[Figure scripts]
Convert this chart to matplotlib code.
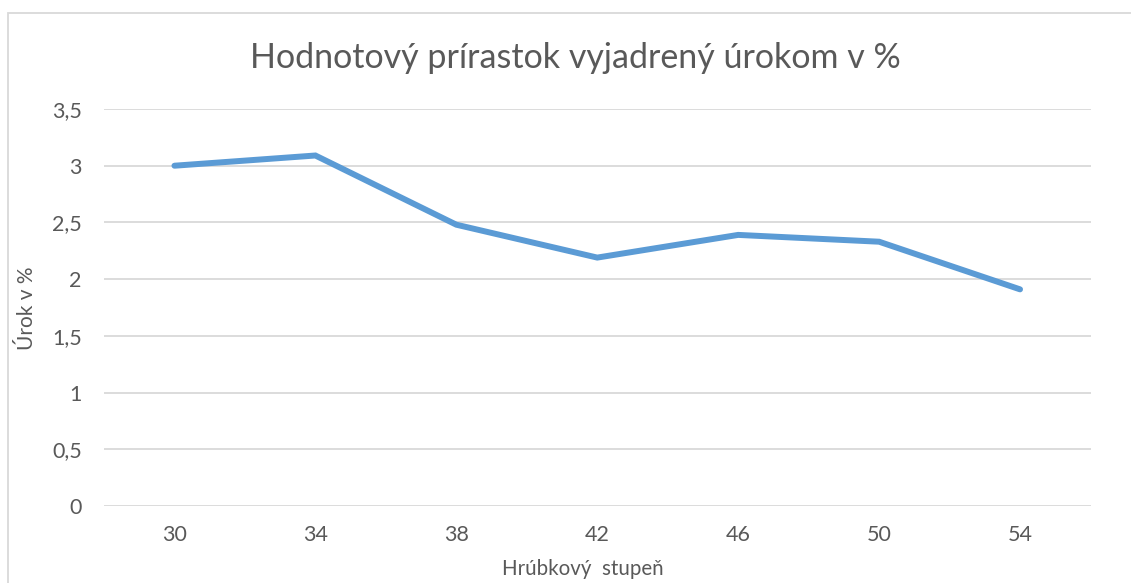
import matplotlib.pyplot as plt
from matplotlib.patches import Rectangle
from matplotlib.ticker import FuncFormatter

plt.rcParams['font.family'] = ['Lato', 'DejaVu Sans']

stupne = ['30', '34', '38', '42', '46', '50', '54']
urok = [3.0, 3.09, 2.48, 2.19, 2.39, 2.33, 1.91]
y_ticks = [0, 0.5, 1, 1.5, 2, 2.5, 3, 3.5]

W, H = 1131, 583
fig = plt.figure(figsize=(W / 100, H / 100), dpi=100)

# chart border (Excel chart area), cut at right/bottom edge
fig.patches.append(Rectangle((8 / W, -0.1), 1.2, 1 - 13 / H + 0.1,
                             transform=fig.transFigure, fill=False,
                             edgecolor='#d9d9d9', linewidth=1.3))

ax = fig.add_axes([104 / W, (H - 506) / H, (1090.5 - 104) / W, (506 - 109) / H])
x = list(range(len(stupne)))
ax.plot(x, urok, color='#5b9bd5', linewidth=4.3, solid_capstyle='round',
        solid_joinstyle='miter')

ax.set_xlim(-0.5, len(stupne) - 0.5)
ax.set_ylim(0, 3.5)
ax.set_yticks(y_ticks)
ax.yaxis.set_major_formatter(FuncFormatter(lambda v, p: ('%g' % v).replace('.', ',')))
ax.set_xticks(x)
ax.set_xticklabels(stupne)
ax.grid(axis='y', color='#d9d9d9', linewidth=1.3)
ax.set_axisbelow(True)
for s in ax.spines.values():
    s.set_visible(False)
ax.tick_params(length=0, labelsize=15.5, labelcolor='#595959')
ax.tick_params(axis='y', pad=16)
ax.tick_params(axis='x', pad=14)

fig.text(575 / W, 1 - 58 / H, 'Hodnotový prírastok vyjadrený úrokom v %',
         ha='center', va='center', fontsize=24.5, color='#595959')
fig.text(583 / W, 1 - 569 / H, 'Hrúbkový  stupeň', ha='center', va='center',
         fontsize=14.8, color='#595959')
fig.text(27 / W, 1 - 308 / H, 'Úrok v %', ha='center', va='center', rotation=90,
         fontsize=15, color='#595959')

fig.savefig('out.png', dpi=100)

...

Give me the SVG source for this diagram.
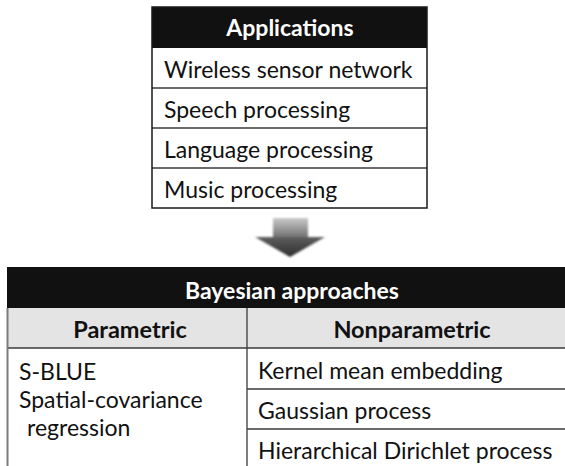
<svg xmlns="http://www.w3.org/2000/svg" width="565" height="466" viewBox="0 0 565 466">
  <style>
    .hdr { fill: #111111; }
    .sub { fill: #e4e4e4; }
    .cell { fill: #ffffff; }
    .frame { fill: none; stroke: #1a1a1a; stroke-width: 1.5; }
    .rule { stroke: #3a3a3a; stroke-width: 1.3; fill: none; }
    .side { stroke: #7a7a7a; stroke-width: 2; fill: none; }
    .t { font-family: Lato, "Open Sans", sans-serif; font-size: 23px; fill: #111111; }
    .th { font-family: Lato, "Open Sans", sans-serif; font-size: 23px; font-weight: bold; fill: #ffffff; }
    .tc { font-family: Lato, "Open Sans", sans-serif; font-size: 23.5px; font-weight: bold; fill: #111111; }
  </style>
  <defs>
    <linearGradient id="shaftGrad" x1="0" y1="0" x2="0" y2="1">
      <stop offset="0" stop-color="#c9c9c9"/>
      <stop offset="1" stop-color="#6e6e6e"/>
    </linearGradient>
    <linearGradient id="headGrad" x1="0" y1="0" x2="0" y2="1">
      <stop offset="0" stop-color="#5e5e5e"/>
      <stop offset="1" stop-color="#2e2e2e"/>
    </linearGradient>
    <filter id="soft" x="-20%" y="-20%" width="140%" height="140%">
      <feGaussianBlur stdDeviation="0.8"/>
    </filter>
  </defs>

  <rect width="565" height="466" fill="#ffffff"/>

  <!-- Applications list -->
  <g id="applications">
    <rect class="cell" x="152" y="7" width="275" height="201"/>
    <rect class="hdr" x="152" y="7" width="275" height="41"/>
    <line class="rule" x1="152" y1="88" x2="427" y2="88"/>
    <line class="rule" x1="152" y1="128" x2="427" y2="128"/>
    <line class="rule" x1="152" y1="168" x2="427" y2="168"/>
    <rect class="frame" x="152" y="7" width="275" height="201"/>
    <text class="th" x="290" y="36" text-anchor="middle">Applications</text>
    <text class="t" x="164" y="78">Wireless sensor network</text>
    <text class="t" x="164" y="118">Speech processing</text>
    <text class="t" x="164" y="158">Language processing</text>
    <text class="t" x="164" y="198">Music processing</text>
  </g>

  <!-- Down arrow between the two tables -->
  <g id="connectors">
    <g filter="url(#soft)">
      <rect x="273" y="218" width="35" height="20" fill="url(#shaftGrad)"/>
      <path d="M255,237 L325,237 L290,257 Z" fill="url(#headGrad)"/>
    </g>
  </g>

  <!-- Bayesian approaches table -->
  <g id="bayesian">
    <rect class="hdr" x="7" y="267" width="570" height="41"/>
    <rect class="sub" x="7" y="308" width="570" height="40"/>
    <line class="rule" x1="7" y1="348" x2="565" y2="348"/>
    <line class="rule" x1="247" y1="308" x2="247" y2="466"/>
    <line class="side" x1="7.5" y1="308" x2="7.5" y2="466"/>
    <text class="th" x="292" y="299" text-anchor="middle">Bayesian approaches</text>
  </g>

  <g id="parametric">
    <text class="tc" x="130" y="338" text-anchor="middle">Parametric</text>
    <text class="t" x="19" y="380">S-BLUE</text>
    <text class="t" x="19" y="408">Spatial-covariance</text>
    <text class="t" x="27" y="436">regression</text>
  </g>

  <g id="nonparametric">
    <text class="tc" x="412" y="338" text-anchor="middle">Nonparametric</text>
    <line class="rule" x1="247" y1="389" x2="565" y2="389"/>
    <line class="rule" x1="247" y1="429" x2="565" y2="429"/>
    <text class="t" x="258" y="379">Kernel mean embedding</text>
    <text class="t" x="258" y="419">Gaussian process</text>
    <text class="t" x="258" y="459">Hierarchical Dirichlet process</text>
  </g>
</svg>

* * *

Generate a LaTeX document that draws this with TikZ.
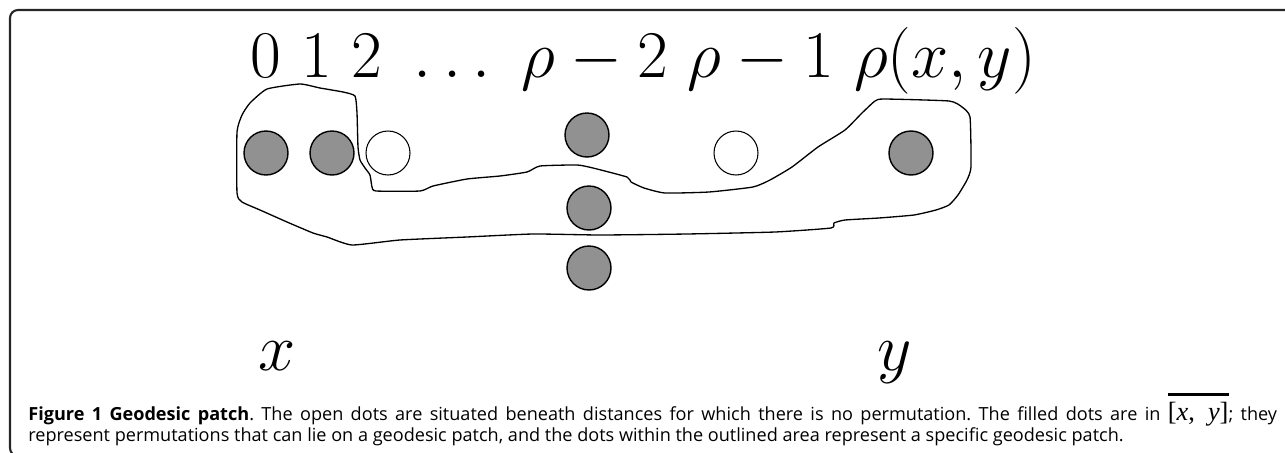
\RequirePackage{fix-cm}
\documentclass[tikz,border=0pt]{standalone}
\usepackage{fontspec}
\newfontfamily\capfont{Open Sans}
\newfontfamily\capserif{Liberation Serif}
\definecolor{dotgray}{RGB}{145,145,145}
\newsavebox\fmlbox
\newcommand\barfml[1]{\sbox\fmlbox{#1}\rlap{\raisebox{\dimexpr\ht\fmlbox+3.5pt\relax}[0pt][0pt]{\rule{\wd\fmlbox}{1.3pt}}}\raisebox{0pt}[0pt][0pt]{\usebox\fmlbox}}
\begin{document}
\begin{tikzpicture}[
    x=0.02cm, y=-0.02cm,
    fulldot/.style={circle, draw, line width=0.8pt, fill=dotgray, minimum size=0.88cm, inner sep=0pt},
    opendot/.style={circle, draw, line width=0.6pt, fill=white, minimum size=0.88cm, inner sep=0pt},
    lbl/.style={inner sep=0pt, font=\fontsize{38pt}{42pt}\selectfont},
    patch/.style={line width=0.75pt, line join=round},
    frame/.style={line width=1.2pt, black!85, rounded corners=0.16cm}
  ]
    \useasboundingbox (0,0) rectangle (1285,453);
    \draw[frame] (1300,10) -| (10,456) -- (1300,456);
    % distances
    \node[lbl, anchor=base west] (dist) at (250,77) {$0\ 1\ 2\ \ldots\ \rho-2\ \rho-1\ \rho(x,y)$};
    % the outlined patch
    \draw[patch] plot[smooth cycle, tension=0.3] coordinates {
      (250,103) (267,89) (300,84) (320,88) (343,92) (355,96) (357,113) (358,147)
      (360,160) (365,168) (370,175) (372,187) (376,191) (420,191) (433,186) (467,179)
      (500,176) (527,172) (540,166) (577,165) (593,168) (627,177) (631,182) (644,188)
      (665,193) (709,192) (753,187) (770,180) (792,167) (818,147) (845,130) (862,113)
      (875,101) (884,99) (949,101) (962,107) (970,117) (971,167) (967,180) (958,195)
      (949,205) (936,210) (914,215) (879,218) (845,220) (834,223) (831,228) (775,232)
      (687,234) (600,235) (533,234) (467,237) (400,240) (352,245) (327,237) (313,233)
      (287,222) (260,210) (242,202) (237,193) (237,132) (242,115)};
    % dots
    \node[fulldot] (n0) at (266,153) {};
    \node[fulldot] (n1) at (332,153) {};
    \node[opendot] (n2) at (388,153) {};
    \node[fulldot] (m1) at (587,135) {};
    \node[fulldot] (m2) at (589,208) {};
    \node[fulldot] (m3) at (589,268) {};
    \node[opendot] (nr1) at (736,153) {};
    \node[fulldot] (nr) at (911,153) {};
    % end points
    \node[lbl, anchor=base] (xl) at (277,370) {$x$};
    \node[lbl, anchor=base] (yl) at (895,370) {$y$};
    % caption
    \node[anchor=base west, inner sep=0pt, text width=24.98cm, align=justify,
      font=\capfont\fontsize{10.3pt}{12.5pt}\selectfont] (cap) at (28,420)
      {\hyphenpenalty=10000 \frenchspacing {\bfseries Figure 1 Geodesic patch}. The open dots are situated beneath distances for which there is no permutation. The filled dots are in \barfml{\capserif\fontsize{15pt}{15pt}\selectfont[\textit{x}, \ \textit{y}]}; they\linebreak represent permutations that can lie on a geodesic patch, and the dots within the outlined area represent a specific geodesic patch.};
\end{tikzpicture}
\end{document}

# [WHAT THE TASK REQUIRES]
Go back to the lines above and output, exactly as they stand, the ones from the line containing "Convert this chart to matplotlib code." to the line containing "fig = plt.figure(figsize=(W". Leave all pictures behind.

# [RESPONSE BELOW]
Convert this chart to matplotlib code.
import matplotlib.pyplot as plt
from matplotlib.patches import Rectangle
from matplotlib.ticker import FuncFormatter

plt.rcParams['font.family'] = ['Lato', 'DejaVu Sans']

stupne = ['30', '34', '38', '42', '46', '50', '54']
urok = [3.0, 3.09, 2.48, 2.19, 2.39, 2.33, 1.91]
y_ticks = [0, 0.5, 1, 1.5, 2, 2.5, 3, 3.5]

W, H = 1131, 583
fig = plt.figure(figsize=(W / 100, H / 100), dpi=100)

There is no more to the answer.